Because of this decision we don’t evaluate people by what they have or how they look. We looked at the Messiah that way once and got it all wrong, as you know. We certainly don’t look at him that way anymore. Now we look inside, and what we see is that anyone united with the Messiah gets a fresh start, is created new. The old life is gone; a new life burgeons! Look at it! All this comes from the God who settled the relationship between us and him, and then called us to settle our relationships with each other. God put the world square with himself through the Messiah, giving the world a fresh start by offering forgiveness of sins. God has given us the task of telling everyone what he is doing. We’re Christ’s representatives. God uses us to persuade men and women to drop their differences and enter into God’s work of making things right between them. We’re speaking for Christ himself now: Become friends with God; he’s already a friend with you.

How? you ask. In Christ. God put the wrong on him who never did anything wrong, so we could be put right with God.

2 Corinthians 5:16-21 msg (emphasis mine)

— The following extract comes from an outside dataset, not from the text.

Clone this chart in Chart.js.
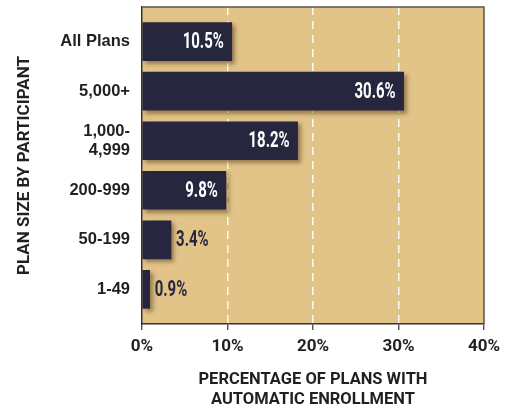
<!DOCTYPE html>
<html lang="en">
<head>
  <meta charset="UTF-8">
  <title>Automatic Enrollment by Plan Size</title>
  <script src="https://cdn.jsdelivr.net/npm/chart.js"></script>
  <style>
    body { margin: 0; background: #fff; }
    .chart-container { position: relative; width: 513px; height: 410px; }
  </style>
</head>
<body>
  <div class="chart-container">
    <canvas id="enrollChart"></canvas>
  </div>

  <script>
    // chart data
    const categories = ['All Plans', '5,000+', ['1,000-', '4,999'], '200-999', '50-199', '1-49'];
    const values = [10.5, 30.6, 18.2, 9.8, 3.4, 0.9];
    const xTicks = [0, 10, 20, 30, 40];

    const navy = '#27263f';
    const tan = '#e2c489';
    const ink = '#231f20';
    const face = "Roboto, 'Liberation Sans', sans-serif";

    // tan plot background + drop shadow on bars + value labels + frame
    const decor = {
      id: 'decor',
      beforeDraw(chart) {
        const {ctx, chartArea: a} = chart;
        ctx.save();
        ctx.fillStyle = tan;
        ctx.fillRect(a.left, a.top, a.right - a.left, a.bottom - a.top);
        ctx.restore();
      },
      beforeDatasetsDraw(chart) {
        const ctx = chart.ctx;
        ctx.save();
        ctx.shadowColor = 'rgba(80, 55, 20, 0.5)';
        ctx.shadowOffsetX = 3;
        ctx.shadowOffsetY = 3;
        ctx.shadowBlur = 4;
      },
      afterDatasetsDraw(chart) {
        const {ctx, chartArea: a} = chart;
        ctx.restore();

        // frame top / right
        ctx.save();
        ctx.strokeStyle = '#5b5548';
        ctx.lineWidth = 1.5;
        ctx.beginPath();
        ctx.moveTo(a.left, a.top);
        ctx.lineTo(a.right, a.top);
        ctx.lineTo(a.right, a.bottom);
        ctx.stroke();
        ctx.restore();

        // value labels, squeezed to look condensed
        const meta = chart.getDatasetMeta(0);
        meta.data.forEach((bar, i) => {
          const v = values[i];
          const txt = v.toFixed(1) + '%';
          const inside = v >= 5;
          ctx.save();
          ctx.font = 'bold 22px ' + face;
          ctx.textBaseline = 'middle';
          ctx.textAlign = inside ? 'right' : 'left';
          ctx.fillStyle = inside ? '#fff' : navy;
          ctx.translate(inside ? bar.x - 8 : bar.x + 5, bar.y + 1);
          ctx.scale(0.68, 1);
          ctx.fillText(txt, 0, 0);
          ctx.restore();
        });
      }
    };

    const ctx = document.getElementById('enrollChart').getContext('2d');
    new Chart(ctx, {
      type: 'bar',
      data: {
        datasets: [{
          data: values.map((v, i) => ({x: v, y: i})),
          backgroundColor: navy,
          borderWidth: 0,
          barThickness: 38
        }]
      },
      options: {
        indexAxis: 'y',
        responsive: true,
        maintainAspectRatio: false,
        animation: false,
        layout: { padding: {top: 7, right: 29, bottom: 0, left: 0} },
        plugins: { legend: { display: false }, tooltip: { enabled: false } },
        scales: {
          x: {
            type: 'linear',
            min: 0,
            max: 40,
            afterFit(scale) { scale.height = 86; },
            afterBuildTicks(scale) { scale.ticks = xTicks.map(v => ({value: v})); },
            ticks: {
              callback: v => v + '%',
              color: ink,
              padding: 7,
              font: { family: face, weight: 'bold', size: 17 }
            },
            grid: {
              color: c => (c.tick && c.tick.value > 0 && c.tick.value < 40) ? 'rgba(255,255,255,0.9)' : 'rgba(0,0,0,0)',
              lineWidth: 1.5,
              tickColor: '#3a342c',
              tickLength: 6,
              tickWidth: 1.2
            },
            border: { display: true, color: '#3a342c', width: 1.5, dash: [8, 6] },
            title: {
              display: true,
              text: ['PERCENTAGE OF PLANS WITH', 'AUTOMATIC ENROLLMENT'],
              color: ink,
              padding: {top: 0, bottom: 0},
              font: { family: face, weight: 'bold', size: 16.5, lineHeight: 1.2 }
            }
          },
          y: {
            type: 'linear',
            offset: false,
            bounds: 'data',
            reverse: true,
            min: -0.7,
            max: 5.7,
            afterFit(scale) {
              scale.width = 142;
              // labels sit well inside the range, no edge padding needed
              scale.paddingTop = 0;
              scale.paddingBottom = 0;
            },
            afterBuildTicks(scale) { scale.ticks = categories.map((c, i) => ({value: i})); },
            ticks: {
              callback: v => categories[v],
              color: ink,
              padding: 12,
              font: { family: "'Liberation Sans', Arial, sans-serif", weight: 'bold', size: 16.5, lineHeight: 1.15 }
            },
            grid: { display: false, drawTicks: false },
            border: { display: true, color: '#3a342c', width: 1.5 },
            title: {
              display: true,
              text: 'PLAN SIZE BY PARTICIPANT',
              color: ink,
              padding: {top: 15, bottom: 0},
              font: { family: face, weight: 'bold', size: 17, lineHeight: 1.2 }
            }
          }
        }
      },
      plugins: [decor]
    });
  </script>
</body>
</html>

Ps Here’s a link to the author of Quiet, Susan Cain, giving an awesome TEDtalk on “The Power of Introverts.”

4 Comments

  1. So good Bonnie!

  2. Ashley Keylor

    May 30, 2015 at 10:22 am

    So good Bon! I feel like I am slowly morphing into an introvert as time goes by…maybe it’s the busy schedules or endless demands, maybe it’s the fact that I’m realizing that the big fun get togethers aren’t as fun as they seem to be (at least not to me). I’d rather have a couple really good friends over anyday. I’m still a talker and I still love people, but now I’m more about quality, not quantity…and I so enjoy the quiet. Those days with nothing huge going on that allow me time to soak up my family and time in the word…they are like water to my dry soul.

    • Oh yes, Ashley. I get this completely. After I wrote this post I started wondering if it is just the season of young kids which make us yearn for quiet 😉 But I guess it doesn’t really matter…it is what it is! Love you!!